I have incorporated many elements of Felicia Rose Chavez’s excellent book The Anti-Racist Writing Workshop, which encourages new ways to “recruit, nourish, and fortify writers of color through innovative reading, writing, workshop, critique, and assessment strategies.” This text has been a valuable addition to my work and anti-racist values as an educator, and it aligns with the core beliefs of Necessary Art.

As a part of my classroom teaching practice, I bring the values of anti-racist organizing into every creative room. For example, one principle of anti-racist organizing (as defined by PISAB) is to “understand, share, and celebrate culture.” Students begin their experience in my creative classrooms with “cultural shares,” short presentations where students share an artifact from one of their cultures. Students have shared West Indian folk dances, challah, family portraits, rosaries, and more. This exercise connects students to their cultures, bringing them closer together and affirming our collective humanity.

Click here to view a sample assignment: Cultural Sharing for Playwrights.

Teaching Methodology

To achieve the goals of Necessary Art, I work with my students to create environments where they feel empowered to take creative risks and fully participate. It is important they understand their work is an intimately personal journey inextricable from a lifetime of self-discovery. I encourage honesty and transparency by providing personal examples from my working and writing life, sharing both my successes and failures as guideposts for learning. I encourage my students to do the same and open up about how they view the world so they can draw inspiration from their personal experiences. And we work to do so in a way that illuminates and reaffirms our communal truths.

The ever-evolving work of bringing Necessary Art pedagogy into the room is one that I have learned (and unlearned) through many years of teaching. There is no simple formula that can illuminate how I bring this approach into my classroom. Like anti-racism and other liberatory approaches, it is an all-encompassing practice that touches every element of my methodology, from pre-semester preparation all the way through the final stages of the evaluation process. At each step of this process, I ask both myself and my students if what we are making aligns with our definition of Necessary Art.

This being true, there are two key concepts that I believe serve as useful examples to lay the groundwork for this approach for my students.

Decolonized Classrooms

A decolonized classroom in Necessary Art is one that recognizes that different communities have different values regarding beauty, humor, communal truths, modes of storytelling, and much more. It is of vital necessity that students of all cultural backgrounds recognize this truth. There is no such thing as a perfect play. There is no such thing as a perfect dance or a perfect piece of pottery. There is only the subjective truth — that different communities, ages, and cultures have different idealizations informing what they consider to be perfect art. Students recognize this truth for both themselves and their peers, and find their own answers as to how they determine these values. To do this, it is most valuable to connect their investigations to their own communities’ artistic values.
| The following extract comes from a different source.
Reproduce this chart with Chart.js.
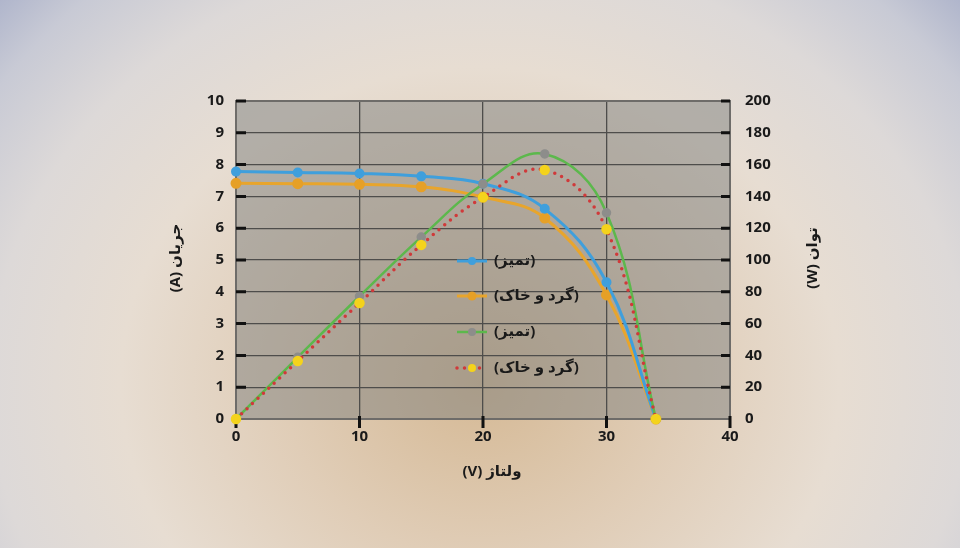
<!DOCTYPE html>
<html>
<head>
<meta charset="utf-8">
<script src="https://cdn.jsdelivr.net/npm/chart.js@4.4.0/dist/chart.umd.min.js"></script>
<style>
  html, body { margin: 0; padding: 0; }
  body {
    width: 960px; height: 548px; overflow: hidden;
    background: radial-gradient(ellipse 68% 105% at 50% 70%, #d5b995 0%, #e0cdb7 30%, #e7ddd2 55%, #ddd9d8 75%, #c8cad5 90%, #aeb4cb 100%);
  }
  canvas { display: block; }
</style>
</head>
<body>
<canvas id="grafico" width="960" height="548"></canvas>
<script>
const voltaje = [0, 5, 10, 15, 20, 25, 30, 34];
const jaryanTamiz = [7.78, 7.75, 7.72, 7.63, 7.40, 6.61, 4.30, 0];
const jaryanGard = [7.41, 7.40, 7.38, 7.30, 6.98, 6.32, 3.90, 0];
const tavanTamiz = [0, 38.8, 77.2, 114.4, 147.8, 166.7, 129.7, 0];
const tavanGard = [0, 36.5, 73.0, 109.5, 139.4, 156.6, 119.3, 0];
const barchasbha = ['(تمیز)', '(گرد و خاک)', '(تمیز)', '(گرد و خاک)'];
const onvanX = 'ولتاژ (V)';
const onvanY = 'جریان (A)';
const onvanY1 = 'توان (W)';

const fontAsli = '"Open Sans", "DejaVu Sans", sans-serif';
const rangMatn = '#1a1a1a';

function noghat(ys) {
  return voltaje.map((v, i) => ({ x: v, y: ys[i] }));
}

// zamine, ghab va tick-haye dakheli
const pluginZamine = {
  id: 'zamine',
  beforeDraw(chart) {
    const { ctx, chartArea: a } = chart;
    ctx.save();
    ctx.fillStyle = 'rgba(125,128,126,0.5)';
    ctx.fillRect(a.left, a.top, a.right - a.left, a.bottom - a.top);
    ctx.restore();
  },
  beforeDatasetsDraw(chart) {
    const { ctx, chartArea: a, scales } = chart;
    ctx.save();
    ctx.strokeStyle = '#6e6c69';
    ctx.lineWidth = 2;
    ctx.strokeRect(a.left, a.top, a.right - a.left, a.bottom - a.top);
    ctx.strokeStyle = '#111';
    ctx.lineWidth = 3;
    ctx.beginPath();
    scales.y.ticks.forEach(t => {
      const y = scales.y.getPixelForValue(t.value);
      if (t.value === 0) return;
      ctx.moveTo(a.left, y); ctx.lineTo(a.left + 10, y);
      ctx.moveTo(a.right - 9, y); ctx.lineTo(a.right, y);
    });
    scales.x.ticks.forEach(t => {
      const x = scales.x.getPixelForValue(t.value);
      const bala = (t.value === 0) ? 4 : -3;
      ctx.moveTo(x, a.bottom + bala); ctx.lineTo(x, a.bottom + 9);
    });
    ctx.stroke();
    ctx.restore();
  },
  afterDraw(chart) {
    const { ctx } = chart;
    ctx.save();
    ctx.fillStyle = rangMatn;
    ctx.font = 'bold 15px ' + fontAsli;
    ctx.textAlign = 'center';
    ctx.textBaseline = 'middle';
    ctx.direction = 'rtl';
    ctx.fillText(onvanX, 492, 472);
    [[176, 258, onvanY], [813, 258, onvanY1]].forEach(([x, y, t]) => {
      ctx.save();
      ctx.translate(x, y);
      ctx.rotate(-Math.PI / 2);
      ctx.fillText(t, 0, 0);
      ctx.restore();
    });

    // legend vasat nemodar
    const radifha = [261, 296, 332, 368];
    chart.data.datasets.forEach((ds, i) => {
      const y = radifha[i];
      ctx.save();
      ctx.strokeStyle = ds.borderColor;
      ctx.lineWidth = ds.borderWidth;
      ctx.lineCap = ds.borderCapStyle || 'butt';
      ctx.setLineDash(ds.borderDash || []);
      ctx.beginPath();
      ctx.moveTo(457, y); ctx.lineTo(487, y);
      ctx.stroke();
      ctx.setLineDash([]);
      ctx.fillStyle = ds.pointBackgroundColor;
      ctx.beginPath();
      ctx.arc(472, y, ds.pointRadius + 0.5, 0, Math.PI * 2);
      ctx.fill();
      ctx.restore();
      ctx.textAlign = 'left';
      ctx.fillText(barchasbha[i], 494, y);
    });
    ctx.restore();
  }
};

const ctx = document.getElementById('grafico').getContext('2d');
const grafico = new Chart(ctx, {
  type: 'line',
  data: {
    datasets: [{
      label: barchasbha[0],
      data: noghat(jaryanTamiz),
      yAxisID: 'y',
      borderColor: '#3f9fdc',
      pointBackgroundColor: '#3f9fdc',
      pointBorderColor: '#3f9fdc',
      borderWidth: 3,
      pointRadius: 3.5,
      tension: 0.4,
      order: 3
    }, {
      label: barchasbha[1],
      data: noghat(jaryanGard),
      yAxisID: 'y',
      borderColor: '#e8a52c',
      pointBackgroundColor: '#e6a027',
      pointBorderColor: '#e6a027',
      borderWidth: 3,
      pointRadius: 4,
      tension: 0.4,
      order: 4
    }, {
      label: barchasbha[2],
      data: noghat(tavanTamiz),
      yAxisID: 'y1',
      borderColor: '#5cb84c',
      pointBackgroundColor: '#8d8d8b',
      pointBorderColor: '#8d8d8b',
      borderWidth: 2.5,
      pointRadius: 3.5,
      tension: 0.4,
      order: 2
    }, {
      label: barchasbha[3],
      data: noghat(tavanGard),
      yAxisID: 'y1',
      borderColor: '#d0393a',
      pointBackgroundColor: '#f4d31c',
      pointBorderColor: '#f4d31c',
      borderWidth: 3.5,
      borderDash: [0, 7.5],
      borderCapStyle: 'round',
      pointRadius: 3.5,
      tension: 0.4,
      order: 1
    }]
  },
  options: {
    responsive: false,
    animation: false,
    clip: false,
    layout: { padding: { top: 101, left: 0, right: 0, bottom: 0 } },
    plugins: { legend: { display: false }, tooltip: { enabled: false } },
    scales: {
      x: {
        type: 'linear',
        min: 0, max: 40,
        ticks: { stepSize: 10, padding: 9, color: rangMatn, font: { family: fontAsli, size: 15, weight: 'bold' } },
        grid: { color: '#4e4d4b', lineWidth: 1.3, drawTicks: false },
        border: { display: false },
        afterFit(s) { s.height = 129; }
      },
      y: {
        position: 'left',
        min: 0, max: 10,
        ticks: { stepSize: 1, padding: 12, color: rangMatn, font: { family: fontAsli, size: 15, weight: 'bold' } },
        grid: { color: '#4e4d4b', lineWidth: 1.3, drawTicks: false },
        border: { display: false },
        afterFit(s) { s.width = 236; }
      },
      y1: {
        position: 'right',
        min: 0, max: 200,
        ticks: { stepSize: 20, padding: 15, color: rangMatn, font: { family: fontAsli, size: 15, weight: 'bold' } },
        grid: { display: false, drawTicks: false },
        border: { display: false },
        afterFit(s) { s.width = 230; }
      }
    }
  },
  plugins: [pluginZamine]
});
</script>
</body>
</html>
Students at Brooklyn engaging in a Theatre of the Sphere exercise

One example of how this plays out in my classroom occurred in the Spring of 2022, when I was honored to be the first person outside of the historic El Teatro Campesino to teach Theatre of the Sphere — the physical theatre technique created by Luis Valdez and El Teatro Campesino — in a formal academic setting, at Brooklyn College. I have had the great pleasure of maintaining a now ten-year relationship with the company and have studied this technique alongside many of its experts. Theatre of the Sphere utilizes Maya technologies and aesthetics to develop a body-centered approach to theatre and is a direct counterpoint to Western performance approaches. It de-emphasizes the “psychological realism” of European performance techniques and requires artists to think of their “body-heart-mind-spirit continuum” to create the total or “spherical” actor. During the semester, students explored the “Viente Pasos” (twenty steps), each represented by a different day of the Sacred Maya Calendar. This class was particularly resonant for the Latine and Caribbean American students who found in these theatrical techniques a place to explore ideas more aligned with their cultural histories. For students who did not share a background connected to these locations, there was an expressed understanding that this approach allowed them access to explore their full selves and how their current identity connects to their ancestry. 

Historical Connections

To develop an acute political consciousness, Necessary Art leans heavily on understanding how our histories inform the present. In another class, Intro to Critical Race and Ethnic Studies, a student made the “mind blown” gesture when we discussed the origin of the terms “Latino/a/x/e,” “Latin American,” and “Romance Languages,” and explored the connection between the Spanish language and centuries of imperialist, colonialist practices that originated during the Roman Empire. Another day, in the class Theatre as Performance and Protest, through reading and discussing the Chicano Theatre classic La Victima, students began to understand how the military-industrial complex assimilates communities of color and economically disadvantaged communities into what bell hooks defines as the “imperialist white supremacist heteropatriarchy.” I live for these moments in the classroom when the world’s complex past is revealed, and students recognize the larger historical continuums at play in their own lives.